True capitalism would have the airport auction off EVERY departure time on the schedule on a daily basis, thank you very much. Actual economies have "friction" which render them sub-optimal. And yes, government bureaucracy is a huge source of friction.
I've abandoned my search for truth; now I'm just looking for some useful delusions.
Amazing that the carbon footprint of unnecessary jet fuel expenditures isn't even brought into question.
It's ridiculous that Slashdot allows summary edits but still not post edits.
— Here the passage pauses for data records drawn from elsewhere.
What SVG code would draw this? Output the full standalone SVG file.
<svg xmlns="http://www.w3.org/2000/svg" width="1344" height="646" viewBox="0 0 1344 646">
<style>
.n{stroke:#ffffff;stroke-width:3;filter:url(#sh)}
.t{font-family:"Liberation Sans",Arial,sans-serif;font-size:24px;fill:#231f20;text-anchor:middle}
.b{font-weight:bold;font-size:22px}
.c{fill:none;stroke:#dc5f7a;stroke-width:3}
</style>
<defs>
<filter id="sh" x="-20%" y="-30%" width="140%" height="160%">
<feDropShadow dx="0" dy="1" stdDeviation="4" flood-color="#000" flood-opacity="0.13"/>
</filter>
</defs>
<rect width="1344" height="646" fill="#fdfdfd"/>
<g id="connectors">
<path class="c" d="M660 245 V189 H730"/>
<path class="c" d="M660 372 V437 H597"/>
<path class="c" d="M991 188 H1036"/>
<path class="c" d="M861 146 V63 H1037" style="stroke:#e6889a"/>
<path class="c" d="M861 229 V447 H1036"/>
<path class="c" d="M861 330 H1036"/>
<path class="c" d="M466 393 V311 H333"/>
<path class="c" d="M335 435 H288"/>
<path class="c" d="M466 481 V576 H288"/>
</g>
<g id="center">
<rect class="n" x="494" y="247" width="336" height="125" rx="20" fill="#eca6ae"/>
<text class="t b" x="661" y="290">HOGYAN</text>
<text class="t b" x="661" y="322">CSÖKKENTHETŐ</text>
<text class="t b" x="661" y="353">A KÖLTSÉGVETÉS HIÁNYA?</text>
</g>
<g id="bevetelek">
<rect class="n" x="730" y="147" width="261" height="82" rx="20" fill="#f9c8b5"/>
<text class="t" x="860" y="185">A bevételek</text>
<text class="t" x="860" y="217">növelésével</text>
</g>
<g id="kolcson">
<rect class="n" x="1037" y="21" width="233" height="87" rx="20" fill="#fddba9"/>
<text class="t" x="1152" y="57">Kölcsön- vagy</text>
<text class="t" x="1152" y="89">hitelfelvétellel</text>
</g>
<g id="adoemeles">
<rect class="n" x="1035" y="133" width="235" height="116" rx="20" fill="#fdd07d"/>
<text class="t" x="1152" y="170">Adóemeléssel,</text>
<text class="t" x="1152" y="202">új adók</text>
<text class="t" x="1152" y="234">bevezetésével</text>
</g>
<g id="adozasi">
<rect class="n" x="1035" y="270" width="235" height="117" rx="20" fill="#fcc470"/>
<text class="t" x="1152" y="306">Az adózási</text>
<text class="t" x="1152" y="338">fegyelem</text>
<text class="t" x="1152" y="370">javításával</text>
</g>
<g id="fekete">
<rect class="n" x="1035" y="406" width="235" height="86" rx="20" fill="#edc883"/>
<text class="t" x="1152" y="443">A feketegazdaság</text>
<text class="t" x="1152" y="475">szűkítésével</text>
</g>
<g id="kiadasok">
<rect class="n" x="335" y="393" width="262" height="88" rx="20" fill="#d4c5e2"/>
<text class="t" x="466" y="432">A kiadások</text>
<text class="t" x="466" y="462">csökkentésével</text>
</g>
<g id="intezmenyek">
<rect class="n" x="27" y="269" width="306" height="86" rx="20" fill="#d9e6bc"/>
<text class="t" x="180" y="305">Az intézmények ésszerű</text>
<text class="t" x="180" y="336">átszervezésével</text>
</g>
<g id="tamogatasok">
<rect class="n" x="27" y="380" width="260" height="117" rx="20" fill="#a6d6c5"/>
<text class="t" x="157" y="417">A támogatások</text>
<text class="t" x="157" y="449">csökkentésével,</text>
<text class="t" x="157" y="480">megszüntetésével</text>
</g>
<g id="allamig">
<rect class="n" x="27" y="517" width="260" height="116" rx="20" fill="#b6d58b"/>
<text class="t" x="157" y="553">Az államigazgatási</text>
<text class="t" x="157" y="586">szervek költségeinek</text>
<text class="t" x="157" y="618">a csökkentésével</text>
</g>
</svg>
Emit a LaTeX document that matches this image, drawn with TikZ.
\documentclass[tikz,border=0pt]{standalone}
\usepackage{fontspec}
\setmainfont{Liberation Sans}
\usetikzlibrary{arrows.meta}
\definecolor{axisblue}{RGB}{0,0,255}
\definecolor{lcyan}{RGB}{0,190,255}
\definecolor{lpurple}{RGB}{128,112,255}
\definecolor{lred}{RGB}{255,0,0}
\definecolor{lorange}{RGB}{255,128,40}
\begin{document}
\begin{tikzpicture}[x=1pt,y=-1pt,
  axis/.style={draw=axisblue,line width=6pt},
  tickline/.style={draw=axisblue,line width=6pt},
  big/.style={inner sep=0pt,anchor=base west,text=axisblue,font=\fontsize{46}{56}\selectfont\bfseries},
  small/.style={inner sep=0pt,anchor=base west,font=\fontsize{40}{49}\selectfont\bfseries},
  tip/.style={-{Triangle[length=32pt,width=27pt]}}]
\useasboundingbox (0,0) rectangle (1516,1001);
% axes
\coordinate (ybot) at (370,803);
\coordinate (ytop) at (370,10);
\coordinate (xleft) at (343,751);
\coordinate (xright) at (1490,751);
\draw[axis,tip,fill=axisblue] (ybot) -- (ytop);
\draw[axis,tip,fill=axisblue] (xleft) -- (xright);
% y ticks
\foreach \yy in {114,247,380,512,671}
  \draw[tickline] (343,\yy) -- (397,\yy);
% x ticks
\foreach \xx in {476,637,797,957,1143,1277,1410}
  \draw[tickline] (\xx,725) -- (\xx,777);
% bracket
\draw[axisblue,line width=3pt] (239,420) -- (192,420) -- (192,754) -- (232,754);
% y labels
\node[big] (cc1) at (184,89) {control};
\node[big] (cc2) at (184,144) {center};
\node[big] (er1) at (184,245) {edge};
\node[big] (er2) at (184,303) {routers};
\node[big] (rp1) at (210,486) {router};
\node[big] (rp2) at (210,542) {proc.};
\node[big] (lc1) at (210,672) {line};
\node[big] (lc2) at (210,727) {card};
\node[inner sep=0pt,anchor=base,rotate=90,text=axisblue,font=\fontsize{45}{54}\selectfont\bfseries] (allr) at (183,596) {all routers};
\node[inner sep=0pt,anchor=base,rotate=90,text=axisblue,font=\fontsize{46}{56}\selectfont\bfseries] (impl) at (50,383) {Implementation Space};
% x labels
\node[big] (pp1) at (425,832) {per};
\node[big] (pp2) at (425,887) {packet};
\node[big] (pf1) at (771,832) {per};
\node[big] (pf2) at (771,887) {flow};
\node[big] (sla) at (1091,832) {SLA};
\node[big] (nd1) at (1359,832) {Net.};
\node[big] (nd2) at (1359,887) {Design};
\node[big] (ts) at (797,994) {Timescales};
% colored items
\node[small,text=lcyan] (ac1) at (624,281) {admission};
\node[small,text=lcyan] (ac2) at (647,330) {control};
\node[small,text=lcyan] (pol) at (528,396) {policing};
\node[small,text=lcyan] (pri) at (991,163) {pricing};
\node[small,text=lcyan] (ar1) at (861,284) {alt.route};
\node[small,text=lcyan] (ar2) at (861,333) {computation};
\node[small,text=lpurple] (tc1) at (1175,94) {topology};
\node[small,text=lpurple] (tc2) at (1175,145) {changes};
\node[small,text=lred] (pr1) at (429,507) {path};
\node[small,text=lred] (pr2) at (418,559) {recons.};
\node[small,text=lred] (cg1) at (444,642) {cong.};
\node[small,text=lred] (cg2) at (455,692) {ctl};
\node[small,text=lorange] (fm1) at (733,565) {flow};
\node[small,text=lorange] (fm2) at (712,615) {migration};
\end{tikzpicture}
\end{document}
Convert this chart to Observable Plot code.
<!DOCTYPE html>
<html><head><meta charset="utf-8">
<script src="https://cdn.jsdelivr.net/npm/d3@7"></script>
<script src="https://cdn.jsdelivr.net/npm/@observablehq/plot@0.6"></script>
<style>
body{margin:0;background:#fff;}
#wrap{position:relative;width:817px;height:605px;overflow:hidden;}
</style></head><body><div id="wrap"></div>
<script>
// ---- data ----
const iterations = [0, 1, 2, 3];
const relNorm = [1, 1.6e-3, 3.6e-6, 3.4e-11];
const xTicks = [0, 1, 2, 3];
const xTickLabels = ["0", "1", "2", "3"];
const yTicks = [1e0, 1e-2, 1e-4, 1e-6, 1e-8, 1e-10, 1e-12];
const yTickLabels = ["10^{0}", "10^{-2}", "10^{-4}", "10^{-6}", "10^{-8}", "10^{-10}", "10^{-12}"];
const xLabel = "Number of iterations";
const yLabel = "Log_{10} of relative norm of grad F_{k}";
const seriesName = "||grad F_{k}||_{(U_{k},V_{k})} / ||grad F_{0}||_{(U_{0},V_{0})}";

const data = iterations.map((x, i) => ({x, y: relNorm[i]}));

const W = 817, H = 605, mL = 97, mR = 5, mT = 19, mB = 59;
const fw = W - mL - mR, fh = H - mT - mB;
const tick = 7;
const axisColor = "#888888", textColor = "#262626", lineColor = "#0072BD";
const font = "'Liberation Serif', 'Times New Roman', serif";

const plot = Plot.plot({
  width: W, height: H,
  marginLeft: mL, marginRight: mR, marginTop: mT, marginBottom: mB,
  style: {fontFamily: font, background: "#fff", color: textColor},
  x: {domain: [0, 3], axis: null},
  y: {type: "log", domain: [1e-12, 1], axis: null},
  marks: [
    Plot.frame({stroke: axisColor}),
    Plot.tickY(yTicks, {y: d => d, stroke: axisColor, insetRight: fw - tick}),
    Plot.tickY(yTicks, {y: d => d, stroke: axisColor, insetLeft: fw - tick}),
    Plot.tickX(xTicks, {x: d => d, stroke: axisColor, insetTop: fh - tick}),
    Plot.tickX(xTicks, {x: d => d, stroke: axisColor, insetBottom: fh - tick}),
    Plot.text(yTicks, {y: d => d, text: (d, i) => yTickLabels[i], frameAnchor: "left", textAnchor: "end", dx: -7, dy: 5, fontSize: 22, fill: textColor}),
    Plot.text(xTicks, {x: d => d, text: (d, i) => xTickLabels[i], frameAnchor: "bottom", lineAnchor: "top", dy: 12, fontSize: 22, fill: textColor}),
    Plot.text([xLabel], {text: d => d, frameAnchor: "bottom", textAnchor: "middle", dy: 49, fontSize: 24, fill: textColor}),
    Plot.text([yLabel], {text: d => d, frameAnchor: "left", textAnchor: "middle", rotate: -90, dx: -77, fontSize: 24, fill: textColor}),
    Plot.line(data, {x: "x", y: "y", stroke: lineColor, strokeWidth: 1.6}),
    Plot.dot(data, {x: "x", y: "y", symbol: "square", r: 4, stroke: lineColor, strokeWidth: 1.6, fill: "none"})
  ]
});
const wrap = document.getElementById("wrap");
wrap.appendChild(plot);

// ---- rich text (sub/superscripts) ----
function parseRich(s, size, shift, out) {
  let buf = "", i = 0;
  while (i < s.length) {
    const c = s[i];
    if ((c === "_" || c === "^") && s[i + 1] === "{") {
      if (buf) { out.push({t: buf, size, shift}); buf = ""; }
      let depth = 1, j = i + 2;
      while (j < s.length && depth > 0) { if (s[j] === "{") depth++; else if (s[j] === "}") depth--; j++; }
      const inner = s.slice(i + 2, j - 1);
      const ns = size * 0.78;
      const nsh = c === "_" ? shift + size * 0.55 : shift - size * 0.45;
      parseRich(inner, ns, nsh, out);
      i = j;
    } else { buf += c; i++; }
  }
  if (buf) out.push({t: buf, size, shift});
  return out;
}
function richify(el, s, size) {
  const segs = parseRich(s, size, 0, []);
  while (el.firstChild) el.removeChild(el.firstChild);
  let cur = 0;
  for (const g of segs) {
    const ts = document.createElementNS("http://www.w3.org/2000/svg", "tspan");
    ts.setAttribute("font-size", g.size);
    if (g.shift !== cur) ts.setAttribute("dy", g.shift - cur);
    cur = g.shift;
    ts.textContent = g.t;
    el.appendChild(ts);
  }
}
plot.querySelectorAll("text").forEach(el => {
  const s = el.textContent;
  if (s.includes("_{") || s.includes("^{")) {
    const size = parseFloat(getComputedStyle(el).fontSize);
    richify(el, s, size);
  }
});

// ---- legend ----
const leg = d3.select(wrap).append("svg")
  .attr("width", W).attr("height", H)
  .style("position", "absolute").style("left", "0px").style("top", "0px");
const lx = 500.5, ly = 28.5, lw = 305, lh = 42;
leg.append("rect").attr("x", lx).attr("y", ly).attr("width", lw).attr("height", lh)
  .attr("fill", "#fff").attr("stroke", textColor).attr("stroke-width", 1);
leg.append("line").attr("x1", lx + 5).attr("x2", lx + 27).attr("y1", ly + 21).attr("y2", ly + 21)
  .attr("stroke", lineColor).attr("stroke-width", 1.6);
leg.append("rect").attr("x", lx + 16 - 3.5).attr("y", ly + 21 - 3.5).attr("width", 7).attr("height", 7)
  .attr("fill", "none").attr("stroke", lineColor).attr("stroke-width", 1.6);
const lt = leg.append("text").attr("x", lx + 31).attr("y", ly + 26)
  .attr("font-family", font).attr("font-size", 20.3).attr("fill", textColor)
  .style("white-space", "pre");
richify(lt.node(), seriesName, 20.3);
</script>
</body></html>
True capitalism would have the airport auction off EVERY departure time on the schedule on a daily basis, thank you very much. Actual economies have "friction" which render them sub-optimal. And yes, government bureaucracy is a huge source of friction.
You are correct. True Capitalism would encourage one or two companies to purchase all the slots, and gouge travelers once it had a monopoly on the airport. Unregulated capitalism that only considers pure supply and demand generates its own friction. (In this case in the form of resistance to true competition) I could probably make a pretty solid claim that every sort of economic model has similar levels of overall friction, and that one of the interesting ways of comparing systems would be to analyze where that friction would lay.
HA! I just wasted some of your bandwidth with a frivolous sig!
Time for Heathrow to overbook the slot pairs then, just in case some airlines don't really use them. Airlines ought to appreciate the treatment, considering how familiar they are with the process!